-- START OF DATA --

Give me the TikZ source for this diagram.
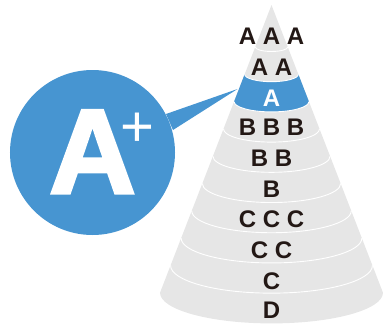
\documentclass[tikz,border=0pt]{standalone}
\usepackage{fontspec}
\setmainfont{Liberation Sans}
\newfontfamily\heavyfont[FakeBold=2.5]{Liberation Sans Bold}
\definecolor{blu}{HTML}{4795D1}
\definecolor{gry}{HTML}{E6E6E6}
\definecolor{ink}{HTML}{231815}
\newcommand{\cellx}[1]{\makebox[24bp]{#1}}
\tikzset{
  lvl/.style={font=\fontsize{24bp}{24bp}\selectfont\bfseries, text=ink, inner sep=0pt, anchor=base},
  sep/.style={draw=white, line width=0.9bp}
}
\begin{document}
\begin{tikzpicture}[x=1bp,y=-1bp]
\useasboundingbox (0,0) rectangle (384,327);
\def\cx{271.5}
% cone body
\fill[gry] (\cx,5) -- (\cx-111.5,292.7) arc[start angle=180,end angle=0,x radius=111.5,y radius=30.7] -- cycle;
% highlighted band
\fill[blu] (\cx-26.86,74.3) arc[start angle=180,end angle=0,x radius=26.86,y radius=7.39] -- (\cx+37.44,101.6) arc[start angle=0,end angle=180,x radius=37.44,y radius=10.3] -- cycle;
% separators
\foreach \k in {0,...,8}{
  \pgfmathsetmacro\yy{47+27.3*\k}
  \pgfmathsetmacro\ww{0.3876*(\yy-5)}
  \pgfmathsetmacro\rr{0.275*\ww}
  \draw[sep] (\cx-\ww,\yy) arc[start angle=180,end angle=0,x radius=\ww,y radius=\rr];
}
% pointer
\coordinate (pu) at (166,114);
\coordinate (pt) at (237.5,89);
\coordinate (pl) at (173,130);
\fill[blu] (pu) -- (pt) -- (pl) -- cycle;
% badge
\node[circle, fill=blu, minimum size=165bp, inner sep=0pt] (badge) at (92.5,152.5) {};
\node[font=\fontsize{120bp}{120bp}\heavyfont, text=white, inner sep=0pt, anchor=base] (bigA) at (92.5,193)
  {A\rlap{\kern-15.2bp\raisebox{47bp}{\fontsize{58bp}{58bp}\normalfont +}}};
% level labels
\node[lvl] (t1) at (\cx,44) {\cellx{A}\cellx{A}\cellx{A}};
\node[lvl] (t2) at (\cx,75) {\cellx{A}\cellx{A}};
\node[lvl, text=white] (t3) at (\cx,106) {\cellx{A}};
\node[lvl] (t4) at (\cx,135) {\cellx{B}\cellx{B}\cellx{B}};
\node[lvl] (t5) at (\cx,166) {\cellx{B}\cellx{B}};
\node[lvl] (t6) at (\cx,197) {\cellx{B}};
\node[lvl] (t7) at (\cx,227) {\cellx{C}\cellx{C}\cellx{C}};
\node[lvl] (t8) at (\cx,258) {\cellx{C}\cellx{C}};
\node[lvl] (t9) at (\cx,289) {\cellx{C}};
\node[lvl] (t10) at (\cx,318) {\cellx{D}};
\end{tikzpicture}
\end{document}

-- END OF DATA --

TASK BRIEF: Restate the data above word for word. Skip every picture.

FINISHED ANSWER:
Give me the TikZ source for this diagram.
\documentclass[tikz,border=0pt]{standalone}
\usepackage{fontspec}
\setmainfont{Liberation Sans}
\newfontfamily\heavyfont[FakeBold=2.5]{Liberation Sans Bold}
\definecolor{blu}{HTML}{4795D1}
\definecolor{gry}{HTML}{E6E6E6}
\definecolor{ink}{HTML}{231815}
\newcommand{\cellx}[1]{\makebox[24bp]{#1}}
\tikzset{
  lvl/.style={font=\fontsize{24bp}{24bp}\selectfont\bfseries, text=ink, inner sep=0pt, anchor=base},
  sep/.style={draw=white, line width=0.9bp}
}
\begin{document}
\begin{tikzpicture}[x=1bp,y=-1bp]
\useasboundingbox (0,0) rectangle (384,327);
\def\cx{271.5}
% cone body
\fill[gry] (\cx,5) -- (\cx-111.5,292.7) arc[start angle=180,end angle=0,x radius=111.5,y radius=30.7] -- cycle;
% highlighted band
\fill[blu] (\cx-26.86,74.3) arc[start angle=180,end angle=0,x radius=26.86,y radius=7.39] -- (\cx+37.44,101.6) arc[start angle=0,end angle=180,x radius=37.44,y radius=10.3] -- cycle;
% separators
\foreach \k in {0,...,8}{
  \pgfmathsetmacro\yy{47+27.3*\k}
  \pgfmathsetmacro\ww{0.3876*(\yy-5)}
  \pgfmathsetmacro\rr{0.275*\ww}
  \draw[sep] (\cx-\ww,\yy) arc[start angle=180,end angle=0,x radius=\ww,y radius=\rr];
}
% pointer
\coordinate (pu) at (166,114);
\coordinate (pt) at (237.5,89);
\coordinate (pl) at (173,130);
\fill[blu] (pu) -- (pt) -- (pl) -- cycle;
% badge
\node[circle, fill=blu, minimum size=165bp, inner sep=0pt] (badge) at (92.5,152.5) {};
\node[font=\fontsize{120bp}{120bp}\heavyfont, text=white, inner sep=0pt, anchor=base] (bigA) at (92.5,193)
  {A\rlap{\kern-15.2bp\raisebox{47bp}{\fontsize{58bp}{58bp}\normalfont +}}};
% level labels
\node[lvl] (t1) at (\cx,44) {\cellx{A}\cellx{A}\cellx{A}};
\node[lvl] (t2) at (\cx,75) {\cellx{A}\cellx{A}};
\node[lvl, text=white] (t3) at (\cx,106) {\cellx{A}};
\node[lvl] (t4) at (\cx,135) {\cellx{B}\cellx{B}\cellx{B}};
\node[lvl] (t5) at (\cx,166) {\cellx{B}\cellx{B}};
\node[lvl] (t6) at (\cx,197) {\cellx{B}};
\node[lvl] (t7) at (\cx,227) {\cellx{C}\cellx{C}\cellx{C}};
\node[lvl] (t8) at (\cx,258) {\cellx{C}\cellx{C}};
\node[lvl] (t9) at (\cx,289) {\cellx{C}};
\node[lvl] (t10) at (\cx,318) {\cellx{D}};
\end{tikzpicture}
\end{document}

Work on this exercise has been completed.